The Power of Animal Therapy

A person playing with a friendly dog.

The Power of Animal Therapy

There are many types of therapeutic modalities that are helpful for different people for a number of reasons. One therapeutic modality that has been very successful for people in recovery is animal therapy. Animals, particularly dogs, can help reach and heal in ways that traditional therapy may not be able to. The special connection that humans have with animals gives animal therapy its unique power in healing.

The Power of Dogs in Non-Verbal Communication

Some clients struggle with verbal communication, particularly when opening up about their emotions or about traumatic events from their past. This is especially true of clients with post-traumatic stress disorder (PTSD), depression, or anxiety. In traditional therapy, it can take many sessions for a therapist to help a client feel safe enough to talk about themselves.

Dogs can create immediate bonds with clients, which is why they are so often used to comfort people in hospitals, after natural disasters, or while grieving the loss of a loved one. This is also why dogs are so often used as emotional support animals. There is a special connection that humans and dogs have that can be very helpful in the therapeutic process of healing. 

Clients are able to communicate with the dogs by interacting with them non-verbally, establishing feelings of trust and safety within the therapeutic setting that allow them to open up and communicate verbally more quickly than they would without the animal. Having the dog there as a companion also helps them feel safe as they share about themselves.

Animal Assisted Therapy as a Form of Healing

The use of animal-assisted therapy can decrease feelings of loneliness and increase feelings of happiness and satisfaction. While this may seem obvious to those who have pets or have had contact with animals, animals help improve mood and provide companionship that can be important, especially in early recovery. Providing these positive emotional boosts can also help provide healing during recovery, helping clients get through difficult days and improving their emotional resilience.

The Power of Dog Therapy and Stress Reduction

Having dogs in therapy can be a powerful source of stress reduction for clients. Not only can petting dogs help lower blood pressure, but interacting with animals can also lower your cortisol levels, the hormone which rises with stress. These physiological responses to animals in the therapeutic setting demonstrate the power that dogs can have on clients as they work through challenging emotions and memories.

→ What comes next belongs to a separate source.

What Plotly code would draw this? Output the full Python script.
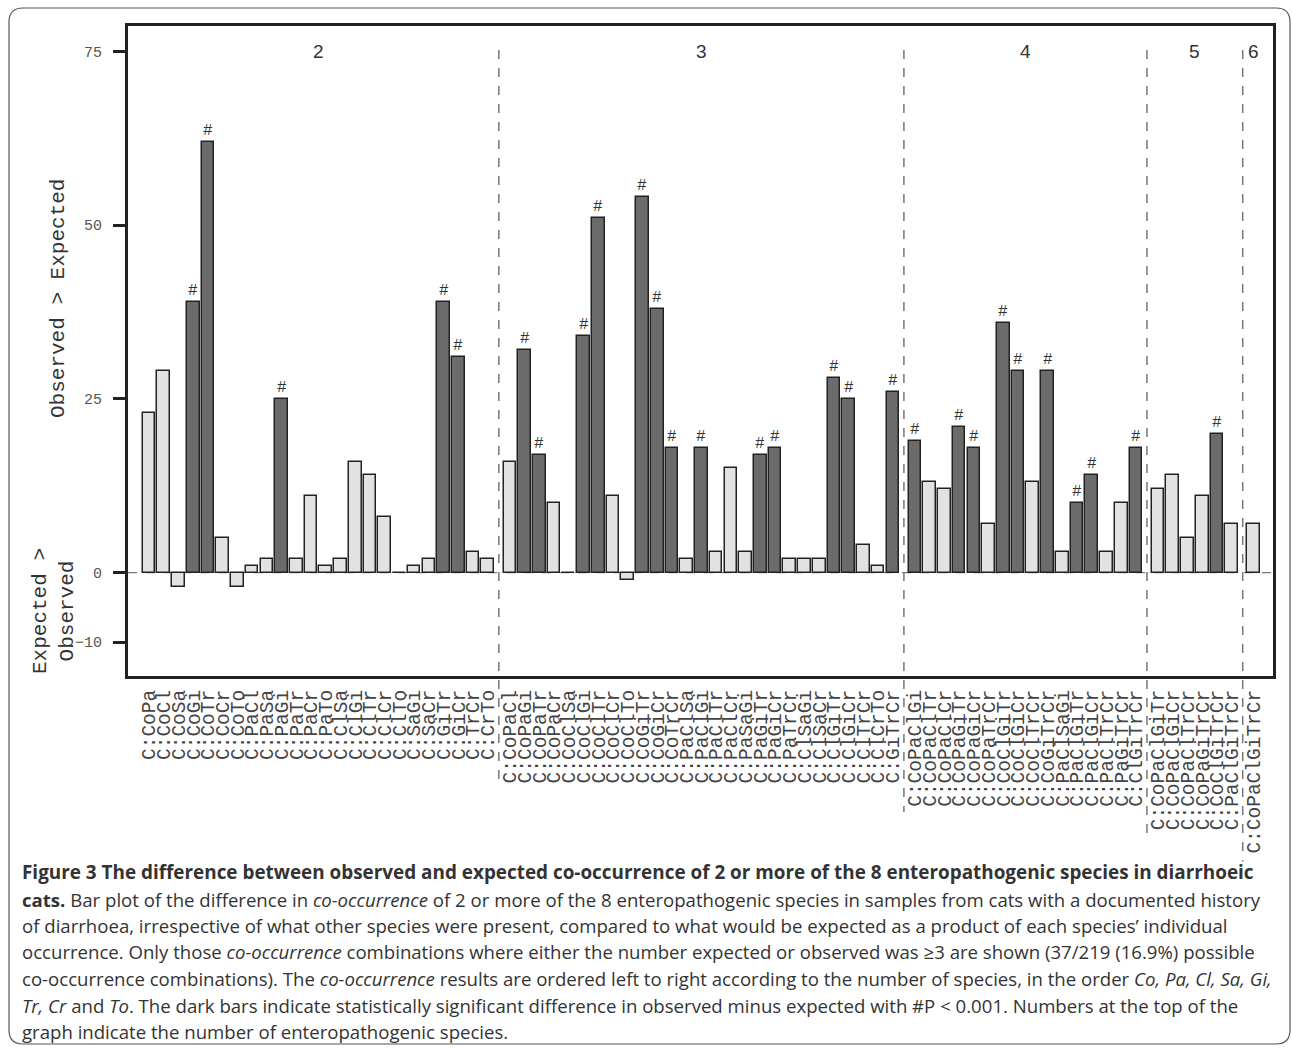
import plotly.graph_objects as go

# ---------------- data ----------------
group_numbers = [2, 3, 4, 5, 6]

labels2 = ["C:CoPa", "C:CoCl", "C:CoSa", "C:CoGi", "C:CoTr", "C:CoCr", "C:CoTo", "C:PaCl",
           "C:PaSa", "C:PaGi", "C:PaTr", "C:PaCr", "C:PaTo", "C:ClSa", "C:ClGi", "C:ClTr",
           "C:ClCr", "C:ClTo", "C:SaGi", "C:SaCr", "C:GiTr", "C:GiCr", "C:TrCr", "C:CrTo"]
values2 = [23, 29, -2, 39, 62, 5, -2, 1, 2, 25, 2, 11, 1, 2, 16, 14, 8, 0, 1, 2, 39, 31, 3, 2]
sig2 = [0, 0, 0, 1, 1, 0, 0, 0, 0, 1, 0, 0, 0, 0, 0, 0, 0, 0, 0, 0, 1, 1, 0, 0]

labels3 = ["C:CoPaCl", "C:CoPaGi", "C:CoPaTr", "C:CoPaCr", "C:CoClSa", "C:CoClGi", "C:CoClTr",
           "C:CoClCr", "C:CoClTo", "C:CoGiTr", "C:CoGiCr", "C:CoTrCr", "C:PaClSa", "C:PaClGi",
           "C:PaClTr", "C:PaClCr", "C:PaSaGi", "C:PaGiTr", "C:PaGiCr", "C:PaTrCr", "C:ClSaGi",
           "C:ClSaCr", "C:ClGiTr", "C:ClGiCr", "C:ClTrCr", "C:ClCrTo", "C:GiTrCr"]
values3 = [16, 32, 17, 10, 0, 34, 51, 11, -1, 54, 38, 18, 2, 18, 3, 15, 3, 17, 18, 2, 2, 2, 28, 25, 4, 1, 26]
sig3 = [0, 1, 1, 0, 0, 1, 1, 0, 0, 1, 1, 1, 0, 1, 0, 0, 0, 1, 1, 0, 0, 0, 1, 1, 0, 0, 1]

labels4 = ["C:CoPaClGi", "C:CoPaClTr", "C:CoPaClCr", "C:CoPaGiTr", "C:CoPaGiCr", "C:CoPaTrCr",
           "C:CoClGiTr", "C:CoClGiCr", "C:CoClTrCr", "C:CoGiTrCr", "C:PaClSaGi", "C:PaClGiTr",
           "C:PaClGiCr", "C:PaClTrCr", "C:PaGiTrCr", "C:ClGiTrCr"]
values4 = [19, 13, 12, 21, 18, 7, 36, 29, 13, 29, 3, 10, 14, 3, 10, 18]
sig4 = [1, 0, 0, 1, 1, 0, 1, 1, 0, 1, 0, 1, 1, 0, 0, 1]

labels5 = ["C:CoPaClGiTr", "C:CoPaClGiCr", "C:CoPaClTrCr", "C:CoPaGiTrCr", "C:CoClGiTrCr", "C:PaClGiTrCr"]
values5 = [12, 14, 5, 11, 20, 7]
sig5 = [0, 0, 0, 0, 1, 0]

labels6 = ["C:CoPaClGiTrCr"]
values6 = [7]
sig6 = [0]

y_tick_values = [-10, 0, 25, 50, 75]

# ---------------- layout helpers ----------------
W_FIG, H_FIG = 1292, 1049
L, R, T, B = 128, 1273, 26, 676
PW, PH = R - L, B - T


def pxx(xp):
    return (xp - L) / PW


def pxy(yp):
    return (B - yp) / PH


groups = [(labels2, values2, sig2), (labels3, values3, sig3), (labels4, values4, sig4),
          (labels5, values5, sig5), (labels6, values6, sig6)]

positions, all_labels, all_values, all_sig = [], [], [], []
group_pos = []
idx = 0
for g, (lab, val, sg) in enumerate(groups):
    gp = []
    for k in range(len(lab)):
        p = idx + 0.5 * g
        positions.append(p)
        gp.append(p)
        idx += 1
    all_labels += lab
    all_values += val
    all_sig += sg
    group_pos.append(gp)

LIGHT = "#e1e2e4"
DARK = "#6b6b6b"
colors = [DARK if s else LIGHT for s in all_sig]

fig = go.Figure()
fig.add_trace(go.Bar(
    x=positions, y=all_values, width=0.86,
    marker=dict(color=colors, line=dict(color="#222222", width=1.5)),
    hoverinfo="x+y",
))

shapes = []
annotations = []

# zero dashed line
shapes.append(dict(type="line", xref="paper", yref="y", x0=0, x1=1, y0=0, y1=0,
                   line=dict(color="#555555", width=1, dash="dash"), layer="below"))

# group separators (dashed), extending into label area
for g in range(1, len(groups)):
    xm = (group_pos[g - 1][-1] + group_pos[g][0]) / 2
    maxlen = max(len(s) for s in groups[g][0])
    bottom_px = 688 + maxlen * 12.4
    shapes.append(dict(type="line", xref="x", yref="paper", x0=xm, x1=xm,
                       y0=pxy(50), y1=pxy(bottom_px),
                       line=dict(color="#777777", width=1.5, dash="dash")))

# group numbers
for g, gp in enumerate(group_pos):
    annotations.append(dict(x=(gp[0] + gp[-1]) / 2, y=75, xref="x", yref="y",
                            text=str(group_numbers[g]), showarrow=False,
                            font=dict(family="Liberation Sans", size=19, color="#333333"),
                            yanchor="middle"))

# significance marks
for p, v, s in zip(positions, all_values, all_sig):
    if s:
        annotations.append(dict(x=p, y=v, xref="x", yref="y", text="#", showarrow=False,
                                yanchor="bottom", yshift=0,
                                font=dict(family="Liberation Mono", size=16, color="#333333")))

# y axis titles
annotations.append(dict(x=pxx(58), y=pxy(299), xref="paper", yref="paper",
                        text="Observed > Expected", textangle=-90, showarrow=False,
                        font=dict(family="Liberation Mono", size=21, color="#333333"),
                        xanchor="center", yanchor="middle"))
annotations.append(dict(x=pxx(54), y=pxy(611), xref="paper", yref="paper",
                        text="Expected ><br>Observed", textangle=-90, showarrow=False,
                        font=dict(family="Liberation Mono", size=21, color="#333333"),
                        xanchor="center", yanchor="middle", align="center"))

# caption
caption_lines = [
    "<b>Figure 3 The difference between observed and expected co-occurrence of 2 or more of the 8 enteropathogenic species in diarrhoeic</b>",
    "<b>cats.</b> Bar plot of the difference in <i>co-occurrence</i> of 2 or more of the 8 enteropathogenic species in samples from cats with a documented history",
    "of diarrhoea, irrespective of what other species were present, compared to what would be expected as a product of each species\u2019 individual",
    "occurrence. Only those <i>co-occurrence</i> combinations where either the number expected or observed was \u22653 are shown (37/219 (16.9%) possible",
    "co-occurrence combinations). The <i>co-occurrence</i> results are ordered left to right according to the number of species, in the order <i>Co, Pa, Cl, Sa, Gi,</i>",
    "<i>Tr, Cr</i> and <i>To</i>. The dark bars indicate statistically significant difference in observed minus expected with #P < 0.001. Numbers at the top of the",
    "graph indicate the number of enteropathogenic species.",
]
caption_y = [872, 899, 925, 951, 978, 1005, 1031]
caption_sizes = [18.9, 18.6, 18.6, 18.6, 18.6, 18.6, 18.6]
for line, yy, fs in zip(caption_lines, caption_y, caption_sizes):
    annotations.append(dict(x=pxx(20), y=pxy(yy), xref="paper", yref="paper", text=line,
                            showarrow=False, xanchor="left", yanchor="middle", align="left",
                            font=dict(family="Open Sans", size=fs, color="#333333")))

# outer rounded frame
bl, br, bt, bb, rr = 9, 1290, 8, 1044, 14
path = (f"M {pxx(bl+rr)},{pxy(bt)} L {pxx(br-rr)},{pxy(bt)} Q {pxx(br)},{pxy(bt)} {pxx(br)},{pxy(bt+rr)} "
        f"L {pxx(br)},{pxy(bb-rr)} Q {pxx(br)},{pxy(bb)} {pxx(br-rr)},{pxy(bb)} "
        f"L {pxx(bl+rr)},{pxy(bb)} Q {pxx(bl)},{pxy(bb)} {pxx(bl)},{pxy(bb-rr)} "
        f"L {pxx(bl)},{pxy(bt+rr)} Q {pxx(bl)},{pxy(bt)} {pxx(bl+rr)},{pxy(bt)} Z")
shapes.append(dict(type="path", xref="paper", yref="paper", path=path,
                   line=dict(color="#555555", width=1.2), layer="below"))

# axis ranges from pixel geometry
first_px, step_px = 149, 14.73
x_lo = positions[0] - (first_px - L) / step_px
x_hi = positions[0] + (R - first_px) / step_px
zero_px, unit_px = 572.7, 6.95
y_hi = (zero_px - T) / unit_px
y_lo = -(B - zero_px) / unit_px

fig.update_layout(
    width=W_FIG, height=H_FIG,
    margin=dict(l=L, r=W_FIG - R, t=T, b=H_FIG - B, pad=0),
    paper_bgcolor="white", plot_bgcolor="white",
    showlegend=False, bargap=0,
    shapes=shapes, annotations=annotations,
    xaxis=dict(range=[x_lo, x_hi], tickmode="array", tickvals=positions, ticktext=all_labels,
               tickangle=-90, tickfont=dict(family="Liberation Mono", size=19.5, color="#444444"),
               showline=True, mirror=True, linewidth=3, linecolor="#222222",
               ticks="", showgrid=False, zeroline=False, ticklabelstandoff=3),
    yaxis=dict(range=[y_lo, y_hi], tickmode="array", tickvals=y_tick_values,
               ticks="outside", ticklen=12, tickwidth=3, tickcolor="#222222",
               tickfont=dict(family="Liberation Mono", size=15, color="#555555"),
               showline=True, mirror=True, linewidth=3, linecolor="#222222",
               showgrid=False, zeroline=False, ticklabelstandoff=8),
)

fig.write_html("out.html", config={"displayModeBar": False},
               post_script="document.body.style.margin='0';document.body.style.overflow='hidden';")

Dogs can lower anxiety levels in clients and can also decrease aggressive responses and behaviors during therapy. They can serve as calming, soothing influences in an environment that can be extremely emotional and intense. Dogs in therapy can help create an environment that feels less stressful for the client and can improve the overall outcome of the therapy sessions.

Why Therapy Dogs Help Nurture Trust

Those who are in recovery have often been through a lot in their lives—from trauma, abuse, addiction, and experiencing challenging mental health disorders—and trust may not be easy for them. Learning to trust again can be particularly challenging for those who have survived trauma. Yet therapy dogs can help clients learn to trust again more easily because of the type of relationship they have with people.

Dogs are more willing to offer their trust in people, which can be a new sensation for some clients. These same clients can return that trust by learning to respect the dog’s boundaries, learning to care for the animal, and helping to be responsible for the dog’s emotional well-being. This can create a symbiotic relationship within therapy that also helps nurture and develop a mutual sense of trust that can eventually be transferred over to human relationships as well.

How Working With Animals Increases Confidence

Clients who work with dogs in therapy can also experience improved self-esteem and increased confidence as they have successful interactions with the animals. Social interactions can be very difficult for many people, and learning appropriate boundaries and ways to communicate, even non-verbally, can be challenging. Being able to work with dogs and have them reciprocate positive interactions can help clients feel better about themselves and improve their ability to interact with humans as well.

Interacting with animals can help teach skills like empathy and understanding that can transfer over to relationships with other people. Dogs can often be more loving, patient, and forgiving than people, and thus provide excellent companions in the therapeutic process. For all of these and so many other reasons, using dogs in therapy can be a powerful experience for everyone.